Perhaps it stems from being pigeonholed as a melody player for 20 years and possibly even feelings of inferiority to musicians of the rhythm section. I want to be a member of that club and respected as a musician and composer, not just a fiddle player.

So it all started when I bought a Telecaster in a Cambridge music shop whilst on tour in 2015. I confess, I’ve found the 6 string guitar slow going, especially when I’ve no work-related incentive to focus on it in a big way. But each time I’ve picked it up to learn something, I’ve found myself getting more comfortable and familiar with the somewhat alien shapes. My next investment was a Fender Precision Bass, which I love and find navigating much easier, but there’s still little chance of playing it in the real world, which is fine – I’m not nearly cool enough!

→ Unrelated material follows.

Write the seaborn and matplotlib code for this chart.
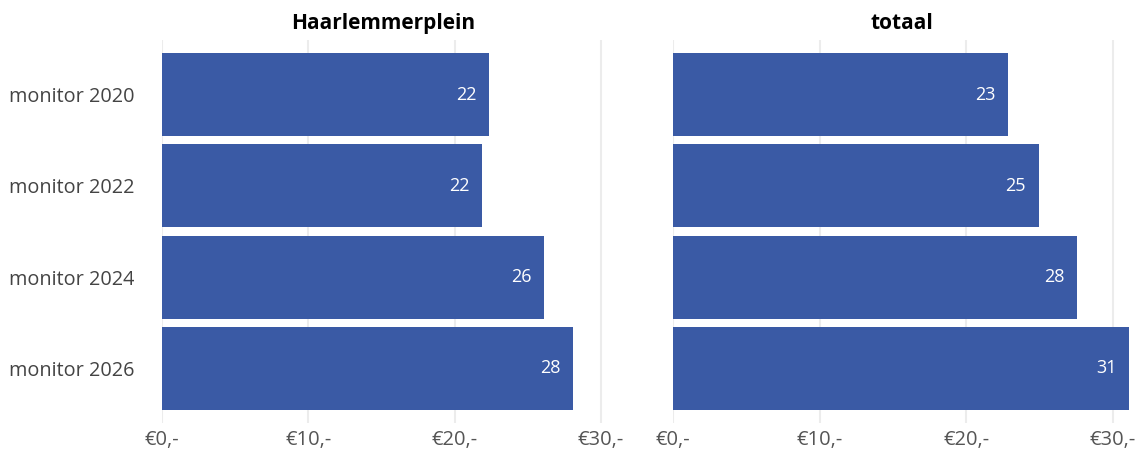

It was when I bought my lovely tenor guitar last year that I thought I might possibly be able to take a guitar onto the stage with me, and last weekend, nearly a year later, I did just that at Cambridge Folk Festival. Due to the aforementioned busy-ness, I haven’t really been able to put much work in over the past 11 months but when the opportunity arose to accompany Maz O’Connor at Cambridge with the task of recreating her beautiful new album as a trio, I figured it was the perfect time to get my chops together. And I loved it. When accompanying songs on the fiddle/viola, I pride myself on staying out of the way, enhancing the song but never being in competition with the vocal. Sometimes with a violin, this means making the call not to play at all, but unless I had an alternative plan, this wasn’t going to wash with Maz! So I practised for hours and hours, day after day, working out chords and shapes, trying to eliminate buzzes and unwanted ringing strings, working it out as I went. I was pretty sure I’d chicken out at the last minute, especially when the reality of standing to play as well as simultaneously singing BVs hit me. But I kept my cool and went through with it. I was probably terrible and I’m sure I’ll cringe about it as I continue to improve but it truly scared me and maybe that’s what has been missing from my music making of late.

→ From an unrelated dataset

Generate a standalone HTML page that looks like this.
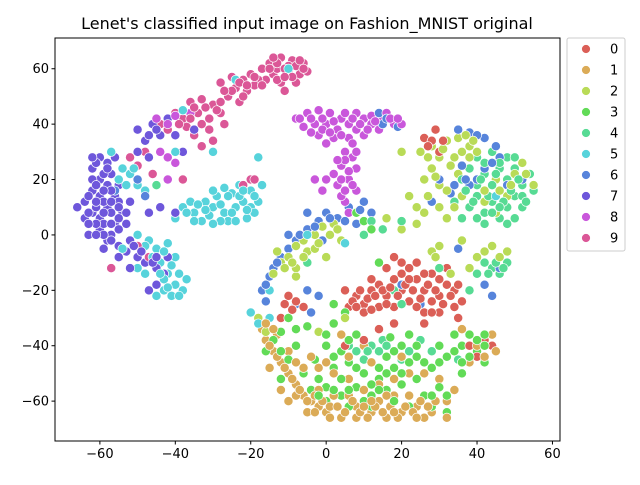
<!DOCTYPE html>
<html><head><meta charset="utf-8"><style>
html,body{margin:0;padding:0;background:#fff;}
svg text{font-family:"DejaVu Sans","Liberation Sans",sans-serif;fill:#000;}
</style></head><body>
<svg id="chart" width="640" height="480" xmlns="http://www.w3.org/2000/svg">
<rect width="640" height="480" fill="#fff"/>
<text x="307" y="29" text-anchor="middle" font-size="16">Lenet's classified input image on Fashion_MNIST original</text>
<g id="points"></g>
<rect x="55" y="38" width="505" height="403" fill="none" stroke="#000" stroke-width="1"/>
<g id="xticks"></g>
<g id="yticks"></g>
<g id="legend">
<rect x="567" y="38" width="58" height="213" rx="2" fill="#fff" stroke="#ccc"/>
</g>
</svg>
<script>
const classLabels=['0','1','2','3','4','5','6','7','8','9'];
const classColors=['#db5f57','#dbab57','#b9db57','#62db57','#57db94','#57d3db','#5784db','#6e57db','#c957db','#db5797'];
const xTicks=[-60,-40,-20,0,20,40,60];
const yTicks=[-60,-40,-20,0,20,40,60];
const c0=[[5,-20],[8,-22],[10,-25],[12,-20],[14,-18],[16,-22],[18,-16],[20,-14],[22,-12],[24,-16],[26,-20],[28,-24],[30,-22],[32,-18],[34,-20],[36,-24],[30,-28],[26,-28],[22,-24],[18,-26],[14,-26],[10,-28],[6,-26],[20,-20],[24,-10],[28,-14],[32,-12],[12,-16],[16,-12],[18,-8],[-10,-22],[-8,-24],[-6,-26],[-12,-30],[26,35],[28,34],[30,30],[29,38],[42,-38],[44,-40],[40,-44],[38,-40],[5,-40],[10,-38],[14,-34],[18,-32],[26,-32],[35,-30]];
const e0=[[7,-24],[9,-20],[11,-23],[13,-22],[15,-20],[17,-19],[19,-22],[21,-18],[23,-20],[25,-23],[27,-18],[29,-20],[31,-25],[33,-22],[35,-18],[22,-16],[20,-10],[26,-14],[30,-16],[12,-27],[16,-25],[24,-26],[28,-28],[34,-26],[8,-26],[-9,-27],[-11,-25],[27,32],[31,34]];
const c1=[[-18,-30],[-17,-34],[-16,-38],[-14,-42],[-12,-46],[-10,-50],[-8,-54],[-6,-58],[-4,-60],[-2,-62],[0,-64],[4,-66],[8,-66],[12,-64],[16,-66],[20,-64],[24,-62],[28,-64],[32,-60],[34,-56],[30,-52],[26,-50],[22,-50],[18,-52],[14,-54],[10,-56],[6,-58],[2,-58],[-2,-56],[-6,-48],[-10,-42],[-13,-36],[-2,-48],[2,-50],[6,-52],[14,-60],[18,-58],[22,-58],[8,-62],[-5,-64],[-10,-60],[-12,-56],[10,-40],[6,-44],[12,-46],[40,-40],[42,-44],[44,-36],[38,-46],[36,-34],[45,-42],[-15,-48],[26,-66],[32,-66],[-8,-58],[4,-36],[0,-46],[-4,-44],[20,-44]];
const e1=[[-15,-40],[-13,-44],[-11,-48],[-9,-52],[-7,-56],[-5,-60],[-3,-58],[-1,-60],[1,-62],[3,-62],[5,-64],[7,-60],[9,-64],[11,-66],[13,-62],[15,-64],[17,-62],[19,-66],[21,-62],[23,-64],[25,-60],[27,-62],[29,-60],[16,-58],[12,-60],[-3,-64],[1,-66],[-8,-46],[-14,-34],[-16,-32],[10,-62],[18,-64],[24,-66]];
const c2=[[25,30],[28,32],[32,34],[35,35],[38,32],[30,28],[34,28],[28,24],[26,20],[30,18],[35,22],[40,30],[45,20],[48,14],[50,22],[52,26],[42,12],[36,14],[30,10],[32,6],[26,8],[22,14],[24,4],[20,2],[16,6],[-10,-8],[-8,-4],[-6,-2],[-3,0],[-1,3],[2,4],[-5,-6],[-12,-10],[-14,-14],[-8,-15],[4,-2],[-3,-5],[0,-8],[30,-4],[28,-6],[44,-4],[40,-8],[48,-6],[36,-2],[-18,-30],[-16,-35],[-2,-35],[5,-30],[-8,-12],[20,30],[45,8],[55,18],[33,-14],[38,-12]];
const e2=[[27,28],[31,31],[36,30],[33,25],[29,21],[32,16],[27,14],[24,10],[34,10],[38,28],[42,16],[46,16],[49,18],[53,22],[-9,-10],[-6,-8],[-2,-3],[1,0],[3,2],[-11,-12],[-13,-6],[29,-8],[42,-6],[46,-8],[37,36],[39,34]];
const c3=[[0,-40],[4,-42],[8,-36],[6,-46],[10,-50],[14,-52],[18,-48],[20,-40],[22,-36],[24,-44],[16,-44],[2,-48],[-2,-52],[-4,-56],[-6,-50],[0,-55],[4,-58],[8,-55],[12,-58],[16,-56],[20,-54],[24,-52],[28,-48],[32,-44],[36,-40],[38,-36],[40,-42],[42,-46],[34,-36],[30,-40],[26,-58],[28,-62],[32,-64],[30,-55],[-10,-30],[-12,-35],[-8,-40],[-10,-45],[-14,-38],[-16,-42],[-5,-33],[2,-32],[5,-28],[10,5],[12,2],[8,8],[2,-25],[-3,-45],[6,-62],[12,-62],[36,-50],[40,-38],[22,-62],[-12,-52],[14,-10],[0,-60],[17,-37],[42,-36]];
const e3=[[2,-44],[6,-38],[8,-48],[12,-54],[16,-50],[20,-50],[22,-46],[26,-46],[30,-46],[34,-42],[38,-44],[42,-40],[18,-42],[14,-48],[4,-52],[-2,-58],[2,-56],[6,-56],[10,-60],[14,-56],[18,-60],[-8,-34],[-12,-42],[0,-36],[28,-58],[32,-58],[36,-46],[24,-40]];
const c4=[[40,28],[44,30],[48,28],[50,24],[46,24],[42,22],[52,18],[50,14],[48,10],[44,12],[40,14],[38,10],[42,8],[46,6],[52,10],[55,16],[54,22],[38,24],[36,20],[40,18],[44,18],[48,20],[34,12],[36,6],[42,4],[50,6],[44,-12],[46,-14],[42,-10],[40,-14],[48,-10],[12,-40],[14,-42],[8,-42],[10,-45],[6,-40],[15,-38],[20,-45],[25,-38],[28,-42],[35,-45],[18,-20],[20,-25],[12,5],[15,2],[10,0],[20,5],[-45,18],[-5,-10],[30,-12],[38,-20]];
const e4=[[42,26],[46,26],[50,28],[52,14],[47,12],[43,14],[39,12],[41,20],[45,22],[49,16],[53,12],[51,20],[37,16],[46,10],[44,8],[40,6],[48,4],[43,-14],[45,-10],[47,-12],[16,-40],[11,-42],[22,-42]];
const c5=[[-47,-2],[-45,-5],[-42,-3],[-40,-8],[-44,-10],[-42,-14],[-40,-18],[-43,-20],[-45,-22],[-38,-20],[-37,-16],[-41,-22],[-48,-4],[-50,0],[-40,6],[-38,10],[-35,8],[-32,12],[-30,10],[-27,8],[-29,14],[-26,5],[-24,10],[-22,12],[-20,10],[-18,12],[-20,16],[-23,18],[-25,15],[-28,5],[-33,5],[-36,12],[-30,16],[-26,14],[-19,8],[-17,18],[-21,6],[-55,20],[-52,22],[-50,18],[-52,28],[-48,16],[-54,24],[-57,30],[-40,30],[-38,45],[-18,28],[-55,-8],[-50,-12],[-48,-14],[-54,-5],[-20,-28],[-15,-30],[-18,-32],[-15,-20],[5,-3],[-5,0],[-10,60],[45,14],[-30,30],[-24,56]];
const e5=[[-46,-8],[-43,-6],[-41,-11],[-43,-16],[-39,-14],[-42,-19],[-39,-22],[-44,-14],[-37,8],[-34,11],[-31,7],[-28,11],[-25,8],[-23,14],[-21,9],[-19,14],[-22,16],[-27,17],[-32,9],[-35,5],[-30,4],[-24,5],[-53,18],[-51,24]];
const c6=[[-5,2],[-2,5],[0,8],[3,6],[6,10],[10,12],[12,8],[8,4],[-8,-2],[-10,-5],[-12,-8],[-15,-15],[-14,-12],[-17,-20],[-16,-24],[-5,-20],[-2,-22],[-8,-25],[15,40],[17,42],[19,39],[14,44],[35,38],[38,37],[42,35],[45,32],[40,20],[38,18],[42,24],[46,28],[33,15],[36,25],[48,18],[52,20],[42,-18],[44,-22],[46,-12],[35,-5],[20,-18],[25,-25],[-50,20],[-48,14],[-56,16],[30,20],[28,12],[-10,0],[-5,8],[-1,-2],[-4,-28]];
const e6=[[-3,3],[1,6],[5,5],[9,9],[-7,0],[-13,-10],[-16,-18],[37,20],[44,26],[34,18],[16,42],[40,36]];
const c7=[[-64,12],[-62,16],[-60,20],[-62,24],[-60,28],[-58,26],[-57,22],[-55,18],[-56,14],[-58,10],[-60,6],[-62,8],[-64,6],[-60,2],[-58,-2],[-56,4],[-54,8],[-52,12],[-57,0],[-55,-4],[-53,-6],[-50,-8],[-52,-2],[-60,14],[-62,20],[-58,18],[-56,28],[-66,10],[-63,0],[-59,-5],[-48,-10],[-45,-12],[-42,-8],[-45,-18],[-44,10],[-40,8],[-47,8],[-50,38],[-46,40],[-44,36],[-48,34],[-42,42],[-40,36],[-38,30],[-35,38],[-50,30],[-47,28],[-47,-20],[-43,-14],[-52,-12],[-55,-8]];
const e7=[[-63,14],[-61,18],[-59,22],[-61,26],[-59,12],[-57,16],[-55,12],[-57,8],[-59,4],[-61,10],[-63,8],[-61,4],[-59,0],[-57,-2],[-55,2],[-53,4],[-55,10],[-53,8],[-59,8],[-57,4],[-61,12],[-63,4],[-57,12],[-59,16],[-61,0],[-55,6],[-58,24],[-62,28],[-49,-6],[-51,-4],[-46,-10],[-45,-8],[-45,38],[-47,36]];
const c8=[[-5,44],[-2,45],[1,44],[4,42],[-3,40],[0,40],[3,38],[-6,39],[6,40],[8,38],[10,42],[12,43],[15,42],[18,40],[14,38],[10,36],[2,35],[-2,36],[6,35],[5,30],[7,28],[4,25],[6,20],[3,18],[8,16],[5,12],[2,22],[8,24],[4,14],[6,8],[-3,20],[0,20],[-1,16],[12,40],[16,44],[20,40],[-44,30],[-42,28],[-42,20],[-40,26],[-45,42],[-42,40],[-40,43],[-36,44],[8,44],[-8,42],[0,33]];
const e8=[[-4,42],[-1,42],[2,41],[5,44],[7,42],[9,40],[11,38],[13,41],[-1,38],[1,37],[4,36],[-4,37],[7,33],[5,27],[6,23],[4,20],[7,18],[5,16],[3,27],[8,30],[17,42],[19,42],[-7,42]];
const c9=[[-15,62],[-12,64],[-9,63],[-6,62],[-14,58],[-10,59],[-7,58],[-12,55],[-8,55],[-16,56],[-5,59],[-10,61],[-13,60],[-17,60],[-11,52],[-26,50],[-24,53],[-22,56],[-20,58],[-18,56],[-21,52],[-25,57],[-28,55],[-23,48],[-19,54],[-36,48],[-33,49],[-30,47],[-34,44],[-38,42],[-31,42],[-28,44],[-42,38],[-35,36],[-30,34],[-27,40],[-40,44],[-44,40],[-33,32],[-37,39],[-52,28],[-48,30],[-50,25],[-46,22],[-38,20],[-20,20],[-22,18],[-19,20],[-55,2],[-50,-4],[-47,-8],[-57,-12],[-17,54]];
const e9=[[-13,62],[-11,60],[-8,61],[-6,60],[-9,57],[-13,56],[-15,60],[-11,57],[-7,63],[-14,64],[-23,55],[-21,54],[-19,57],[-25,52],[-27,52],[-22,50],[-32,46],[-35,46],[-29,45],[-33,40],[-36,42],[-39,40],[-31,38],[-28,48]];
const series=[c0.concat(e0),c1.concat(e1),c2.concat(e2),c3.concat(e3),c4.concat(e4),c5.concat(e5),c6.concat(e6),c7.concat(e7),c8.concat(e8),c9.concat(e9)];

const NS='http://www.w3.org/2000/svg';
const X0=55,X1=560,Y0=38,Y1=441,XMIN=-71.9,XMAX=62,YMIN=-74.4,YMAX=71.1;
function sx(v){return X0+(v-XMIN)/(XMAX-XMIN)*(X1-X0);}
function sy(v){return Y1-(v-YMIN)/(YMAX-YMIN)*(Y1-Y0);}
function mk(t,a){const e=document.createElementNS(NS,t);for(const k in a)e.setAttribute(k,a[k]);return e;}

const pg=document.getElementById('points');
let maxN=0;series.forEach(s=>{if(s.length>maxN)maxN=s.length;});
for(let i=0;i<maxN;i++){
  for(let c=0;c<series.length;c++){
    const p=series[c][i];if(!p)continue;
    const el=mk('circle',{cx:sx(p[0]),cy:sy(p[1]),r:4.6,fill:classColors[c],stroke:'#fff','stroke-width':0.7});
    
    
    pg.appendChild(el);
  }
}
const xg=document.getElementById('xticks');
xTicks.forEach(v=>{
  const x=sx(v);
  const l=mk('line',{x1:x,x2:x,y1:Y1,y2:Y1+3.5,stroke:'#000'});
  
  
  xg.appendChild(l);
  const t=mk('text',{x:x,y:Y1+17,'text-anchor':'middle','font-size':'13'});
  t.textContent=v<0?'\u2212'+Math.abs(v):String(v);
  
  
  xg.appendChild(t);
});
const yg=document.getElementById('yticks');
yTicks.forEach(v=>{
  const y=sy(v);
  const l=mk('line',{x1:X0-3.5,x2:X0,y1:y,y2:y,stroke:'#000'});
  
  
  yg.appendChild(l);
  const t=mk('text',{x:X0-6,y:y+4.5,'text-anchor':'end','font-size':'13'});
  t.textContent=v<0?'\u2212'+Math.abs(v):String(v);
  
  
  yg.appendChild(t);
});
const lg=document.getElementById('legend');
classLabels.forEach((lab,i)=>{
  const y=49+i*21;
  const c=mk('circle',{cx:586,cy:y,r:4.5,fill:classColors[i],stroke:'#fff','stroke-width':0.8});
  
  
  lg.appendChild(c);
  const t=mk('text',{x:610,y:y+4.5,'font-size':'13'});
  t.textContent=lab;
  
  
  lg.appendChild(t);
});
</script>
</body></html>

As versatile as the fiddle is, I find myself questioning the roads it has taken me down and the musical choices it has made for me. Something that I have been increasingly aware of over the years are the practicalities of singing and playing fiddle at the same time. Though there are great examples of fiddle players who do both very well, I’ve personally not found a way to sing and play in tune, whilst detaching my jaw from the fiddle in order to sing freely. With the exception of singing BVs with simple fiddle parts, I’ve always been dis-satisfied with my performance and for the most part unable to accompany myself whilst singing. To a certain extent, this has probably prevented me from pursuing my singing and until about 4 years ago I felt unable to even contemplate writing a song. Thanks to the persuasion of the brilliant Gordon McLean of Mull, I have now written and recorded 5 songs to date and the thought of playing them all by myself at an open-mic night is terrifying but strangely really appealing!

The prospect of playing this twangy stringed instrument has unlocked a desire in me to branch out creatively and stylistically as a musician and it’s exciting. Of course I love the fiddle and the music I am lucky enough to play and teach for a living, but the older I get, the more I want to be in control of the music I play and not just coasting because I can.